=== Dataset extract ===
════════

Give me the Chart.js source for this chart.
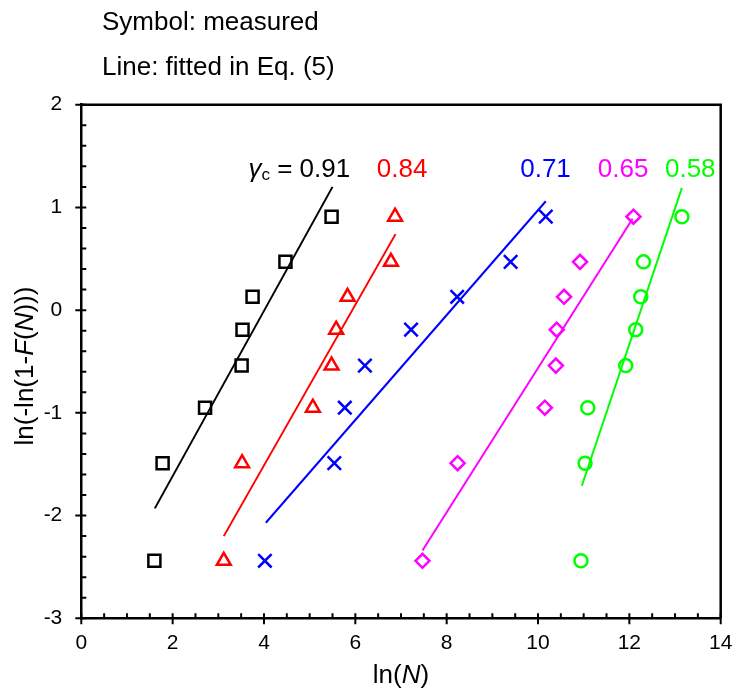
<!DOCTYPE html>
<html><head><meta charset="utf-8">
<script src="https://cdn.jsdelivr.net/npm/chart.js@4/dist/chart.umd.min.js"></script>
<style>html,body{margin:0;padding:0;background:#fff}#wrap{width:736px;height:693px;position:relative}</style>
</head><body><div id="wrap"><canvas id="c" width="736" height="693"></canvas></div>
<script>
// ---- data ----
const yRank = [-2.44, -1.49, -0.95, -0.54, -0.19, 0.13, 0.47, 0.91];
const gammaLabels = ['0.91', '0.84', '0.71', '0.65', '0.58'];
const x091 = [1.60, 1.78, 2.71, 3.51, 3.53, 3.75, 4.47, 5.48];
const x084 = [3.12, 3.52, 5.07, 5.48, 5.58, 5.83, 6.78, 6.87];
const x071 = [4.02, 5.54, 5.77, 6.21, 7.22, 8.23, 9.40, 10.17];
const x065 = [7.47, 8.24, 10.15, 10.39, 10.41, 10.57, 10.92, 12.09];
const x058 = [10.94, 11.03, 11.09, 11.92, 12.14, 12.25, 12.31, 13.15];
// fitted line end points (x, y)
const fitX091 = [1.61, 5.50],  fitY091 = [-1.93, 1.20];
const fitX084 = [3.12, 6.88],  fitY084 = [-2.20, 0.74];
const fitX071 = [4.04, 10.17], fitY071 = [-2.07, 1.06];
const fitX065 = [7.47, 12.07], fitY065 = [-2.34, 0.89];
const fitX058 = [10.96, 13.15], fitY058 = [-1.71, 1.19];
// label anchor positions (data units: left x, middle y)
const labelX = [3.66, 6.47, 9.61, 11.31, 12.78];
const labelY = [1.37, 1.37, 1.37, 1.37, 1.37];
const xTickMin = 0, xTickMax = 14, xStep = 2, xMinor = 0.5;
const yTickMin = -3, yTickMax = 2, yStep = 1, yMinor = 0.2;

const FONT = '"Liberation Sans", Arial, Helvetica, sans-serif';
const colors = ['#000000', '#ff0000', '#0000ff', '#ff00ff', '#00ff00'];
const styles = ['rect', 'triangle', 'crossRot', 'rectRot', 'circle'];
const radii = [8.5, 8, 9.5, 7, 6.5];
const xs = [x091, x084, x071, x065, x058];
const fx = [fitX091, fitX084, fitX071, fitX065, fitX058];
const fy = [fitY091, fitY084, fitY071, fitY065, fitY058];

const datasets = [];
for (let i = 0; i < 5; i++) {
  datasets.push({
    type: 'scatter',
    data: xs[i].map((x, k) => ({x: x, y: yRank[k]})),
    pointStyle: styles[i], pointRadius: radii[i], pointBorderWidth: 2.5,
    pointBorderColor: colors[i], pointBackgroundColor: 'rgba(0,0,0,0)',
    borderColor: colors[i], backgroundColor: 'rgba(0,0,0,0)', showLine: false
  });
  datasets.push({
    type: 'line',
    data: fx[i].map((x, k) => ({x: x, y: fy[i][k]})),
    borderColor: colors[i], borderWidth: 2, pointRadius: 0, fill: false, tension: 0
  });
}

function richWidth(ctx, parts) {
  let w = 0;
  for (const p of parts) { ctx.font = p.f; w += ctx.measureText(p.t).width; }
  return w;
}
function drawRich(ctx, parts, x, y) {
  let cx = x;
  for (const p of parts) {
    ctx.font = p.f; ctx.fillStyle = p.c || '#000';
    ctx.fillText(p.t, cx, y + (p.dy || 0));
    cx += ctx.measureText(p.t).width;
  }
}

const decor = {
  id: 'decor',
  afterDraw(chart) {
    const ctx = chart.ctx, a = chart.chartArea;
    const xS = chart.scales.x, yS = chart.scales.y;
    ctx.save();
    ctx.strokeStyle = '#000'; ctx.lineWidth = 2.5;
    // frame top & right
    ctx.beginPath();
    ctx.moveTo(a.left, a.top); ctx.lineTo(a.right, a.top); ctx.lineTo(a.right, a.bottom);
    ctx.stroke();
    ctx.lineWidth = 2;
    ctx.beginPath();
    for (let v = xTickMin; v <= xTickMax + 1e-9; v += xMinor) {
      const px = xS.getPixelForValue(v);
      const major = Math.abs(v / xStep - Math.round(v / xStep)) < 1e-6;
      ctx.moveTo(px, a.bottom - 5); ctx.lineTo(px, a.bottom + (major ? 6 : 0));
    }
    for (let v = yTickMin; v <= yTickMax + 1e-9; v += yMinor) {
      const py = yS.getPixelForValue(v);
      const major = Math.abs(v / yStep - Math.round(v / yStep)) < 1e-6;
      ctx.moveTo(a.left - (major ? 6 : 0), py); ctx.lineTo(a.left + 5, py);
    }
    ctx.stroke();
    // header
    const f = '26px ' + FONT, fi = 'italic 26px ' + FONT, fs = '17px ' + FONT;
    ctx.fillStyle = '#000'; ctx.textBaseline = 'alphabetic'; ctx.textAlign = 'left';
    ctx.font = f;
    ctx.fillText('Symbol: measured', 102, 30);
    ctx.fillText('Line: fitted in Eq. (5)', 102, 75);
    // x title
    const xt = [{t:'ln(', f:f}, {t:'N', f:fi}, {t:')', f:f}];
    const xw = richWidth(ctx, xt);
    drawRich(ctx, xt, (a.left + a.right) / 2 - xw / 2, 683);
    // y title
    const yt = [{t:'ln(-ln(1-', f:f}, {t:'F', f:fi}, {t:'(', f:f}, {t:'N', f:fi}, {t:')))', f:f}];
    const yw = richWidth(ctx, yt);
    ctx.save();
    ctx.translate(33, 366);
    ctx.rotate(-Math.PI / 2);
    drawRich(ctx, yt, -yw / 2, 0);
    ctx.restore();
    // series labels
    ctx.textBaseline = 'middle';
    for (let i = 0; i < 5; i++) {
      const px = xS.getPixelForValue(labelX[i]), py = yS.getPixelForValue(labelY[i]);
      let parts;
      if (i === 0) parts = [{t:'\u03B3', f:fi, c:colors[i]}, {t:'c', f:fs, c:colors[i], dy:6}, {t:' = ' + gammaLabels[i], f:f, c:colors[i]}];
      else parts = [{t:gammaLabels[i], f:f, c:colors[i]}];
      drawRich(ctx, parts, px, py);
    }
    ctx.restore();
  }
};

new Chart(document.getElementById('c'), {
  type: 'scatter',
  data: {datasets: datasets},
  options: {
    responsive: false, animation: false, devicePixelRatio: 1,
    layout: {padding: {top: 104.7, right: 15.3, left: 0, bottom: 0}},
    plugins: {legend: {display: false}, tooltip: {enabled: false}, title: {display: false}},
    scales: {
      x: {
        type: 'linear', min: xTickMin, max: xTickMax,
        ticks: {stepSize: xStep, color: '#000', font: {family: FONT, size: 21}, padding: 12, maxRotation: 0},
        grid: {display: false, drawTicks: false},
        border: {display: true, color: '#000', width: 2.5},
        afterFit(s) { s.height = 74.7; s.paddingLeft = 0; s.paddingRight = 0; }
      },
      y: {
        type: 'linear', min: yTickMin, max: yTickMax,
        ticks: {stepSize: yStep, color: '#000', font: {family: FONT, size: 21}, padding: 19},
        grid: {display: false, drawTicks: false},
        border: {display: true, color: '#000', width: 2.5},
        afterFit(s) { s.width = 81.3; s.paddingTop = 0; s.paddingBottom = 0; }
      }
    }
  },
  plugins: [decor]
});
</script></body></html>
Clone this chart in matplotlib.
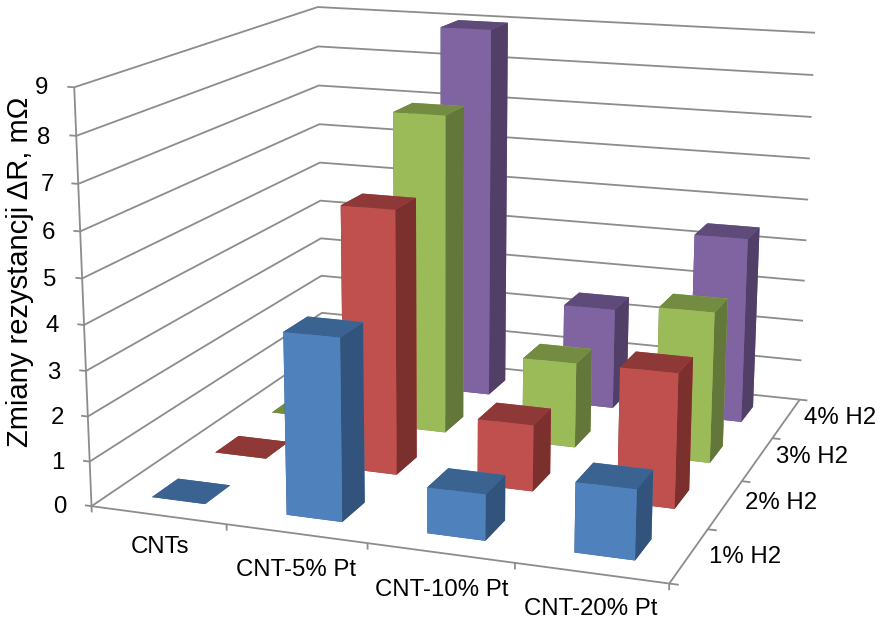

════════

Write out the whole listing again, exactly, with no pictures.

Give me the Chart.js source for this chart.
<!DOCTYPE html>
<html><head><meta charset="utf-8">
<script src="https://cdn.jsdelivr.net/npm/chart.js@4/dist/chart.umd.min.js"></script>
<style>html,body{margin:0;padding:0;background:#fff}#wrap{width:736px;height:693px;position:relative}</style>
</head><body><div id="wrap"><canvas id="c" width="736" height="693"></canvas></div>
<script>
// ---- data ----
const yRank = [-2.44, -1.49, -0.95, -0.54, -0.19, 0.13, 0.47, 0.91];
const gammaLabels = ['0.91', '0.84', '0.71', '0.65', '0.58'];
const x091 = [1.60, 1.78, 2.71, 3.51, 3.53, 3.75, 4.47, 5.48];
const x084 = [3.12, 3.52, 5.07, 5.48, 5.58, 5.83, 6.78, 6.87];
const x071 = [4.02, 5.54, 5.77, 6.21, 7.22, 8.23, 9.40, 10.17];
const x065 = [7.47, 8.24, 10.15, 10.39, 10.41, 10.57, 10.92, 12.09];
const x058 = [10.94, 11.03, 11.09, 11.92, 12.14, 12.25, 12.31, 13.15];
// fitted line end points (x, y)
const fitX091 = [1.61, 5.50],  fitY091 = [-1.93, 1.20];
const fitX084 = [3.12, 6.88],  fitY084 = [-2.20, 0.74];
const fitX071 = [4.04, 10.17], fitY071 = [-2.07, 1.06];
const fitX065 = [7.47, 12.07], fitY065 = [-2.34, 0.89];
const fitX058 = [10.96, 13.15], fitY058 = [-1.71, 1.19];
// label anchor positions (data units: left x, middle y)
const labelX = [3.66, 6.47, 9.61, 11.31, 12.78];
const labelY = [1.37, 1.37, 1.37, 1.37, 1.37];
const xTickMin = 0, xTickMax = 14, xStep = 2, xMinor = 0.5;
const yTickMin = -3, yTickMax = 2, yStep = 1, yMinor = 0.2;

const FONT = '"Liberation Sans", Arial, Helvetica, sans-serif';
const colors = ['#000000', '#ff0000', '#0000ff', '#ff00ff', '#00ff00'];
const styles = ['rect', 'triangle', 'crossRot', 'rectRot', 'circle'];
const radii = [8.5, 8, 9.5, 7, 6.5];
const xs = [x091, x084, x071, x065, x058];
const fx = [fitX091, fitX084, fitX071, fitX065, fitX058];
const fy = [fitY091, fitY084, fitY071, fitY065, fitY058];

const datasets = [];
for (let i = 0; i < 5; i++) {
  datasets.push({
    type: 'scatter',
    data: xs[i].map((x, k) => ({x: x, y: yRank[k]})),
    pointStyle: styles[i], pointRadius: radii[i], pointBorderWidth: 2.5,
    pointBorderColor: colors[i], pointBackgroundColor: 'rgba(0,0,0,0)',
    borderColor: colors[i], backgroundColor: 'rgba(0,0,0,0)', showLine: false
  });
  datasets.push({
    type: 'line',
    data: fx[i].map((x, k) => ({x: x, y: fy[i][k]})),
    borderColor: colors[i], borderWidth: 2, pointRadius: 0, fill: false, tension: 0
  });
}

function richWidth(ctx, parts) {
  let w = 0;
  for (const p of parts) { ctx.font = p.f; w += ctx.measureText(p.t).width; }
  return w;
}
function drawRich(ctx, parts, x, y) {
  let cx = x;
  for (const p of parts) {
    ctx.font = p.f; ctx.fillStyle = p.c || '#000';
    ctx.fillText(p.t, cx, y + (p.dy || 0));
    cx += ctx.measureText(p.t).width;
  }
}

const decor = {
  id: 'decor',
  afterDraw(chart) {
    const ctx = chart.ctx, a = chart.chartArea;
    const xS = chart.scales.x, yS = chart.scales.y;
    ctx.save();
    ctx.strokeStyle = '#000'; ctx.lineWidth = 2.5;
    // frame top & right
    ctx.beginPath();
    ctx.moveTo(a.left, a.top); ctx.lineTo(a.right, a.top); ctx.lineTo(a.right, a.bottom);
    ctx.stroke();
    ctx.lineWidth = 2;
    ctx.beginPath();
    for (let v = xTickMin; v <= xTickMax + 1e-9; v += xMinor) {
      const px = xS.getPixelForValue(v);
      const major = Math.abs(v / xStep - Math.round(v / xStep)) < 1e-6;
      ctx.moveTo(px, a.bottom - 5); ctx.lineTo(px, a.bottom + (major ? 6 : 0));
    }
    for (let v = yTickMin; v <= yTickMax + 1e-9; v += yMinor) {
      const py = yS.getPixelForValue(v);
      const major = Math.abs(v / yStep - Math.round(v / yStep)) < 1e-6;
      ctx.moveTo(a.left - (major ? 6 : 0), py); ctx.lineTo(a.left + 5, py);
    }
    ctx.stroke();
    // header
    const f = '26px ' + FONT, fi = 'italic 26px ' + FONT, fs = '17px ' + FONT;
    ctx.fillStyle = '#000'; ctx.textBaseline = 'alphabetic'; ctx.textAlign = 'left';
    ctx.font = f;
    ctx.fillText('Symbol: measured', 102, 30);
    ctx.fillText('Line: fitted in Eq. (5)', 102, 75);
    // x title
    const xt = [{t:'ln(', f:f}, {t:'N', f:fi}, {t:')', f:f}];
    const xw = richWidth(ctx, xt);
    drawRich(ctx, xt, (a.left + a.right) / 2 - xw / 2, 683);
    // y title
    const yt = [{t:'ln(-ln(1-', f:f}, {t:'F', f:fi}, {t:'(', f:f}, {t:'N', f:fi}, {t:')))', f:f}];
    const yw = richWidth(ctx, yt);
    ctx.save();
    ctx.translate(33, 366);
    ctx.rotate(-Math.PI / 2);
    drawRich(ctx, yt, -yw / 2, 0);
    ctx.restore();
    // series labels
    ctx.textBaseline = 'middle';
    for (let i = 0; i < 5; i++) {
      const px = xS.getPixelForValue(labelX[i]), py = yS.getPixelForValue(labelY[i]);
      let parts;
      if (i === 0) parts = [{t:'\u03B3', f:fi, c:colors[i]}, {t:'c', f:fs, c:colors[i], dy:6}, {t:' = ' + gammaLabels[i], f:f, c:colors[i]}];
      else parts = [{t:gammaLabels[i], f:f, c:colors[i]}];
      drawRich(ctx, parts, px, py);
    }
    ctx.restore();
  }
};

new Chart(document.getElementById('c'), {
  type: 'scatter',
  data: {datasets: datasets},
  options: {
    responsive: false, animation: false, devicePixelRatio: 1,
    layout: {padding: {top: 104.7, right: 15.3, left: 0, bottom: 0}},
    plugins: {legend: {display: false}, tooltip: {enabled: false}, title: {display: false}},
    scales: {
      x: {
        type: 'linear', min: xTickMin, max: xTickMax,
        ticks: {stepSize: xStep, color: '#000', font: {family: FONT, size: 21}, padding: 12, maxRotation: 0},
        grid: {display: false, drawTicks: false},
        border: {display: true, color: '#000', width: 2.5},
        afterFit(s) { s.height = 74.7; s.paddingLeft = 0; s.paddingRight = 0; }
      },
      y: {
        type: 'linear', min: yTickMin, max: yTickMax,
        ticks: {stepSize: yStep, color: '#000', font: {family: FONT, size: 21}, padding: 19},
        grid: {display: false, drawTicks: false},
        border: {display: true, color: '#000', width: 2.5},
        afterFit(s) { s.width = 81.3; s.paddingTop = 0; s.paddingBottom = 0; }
      }
    }
  },
  plugins: [decor]
});
</script></body></html>
Clone this chart in matplotlib.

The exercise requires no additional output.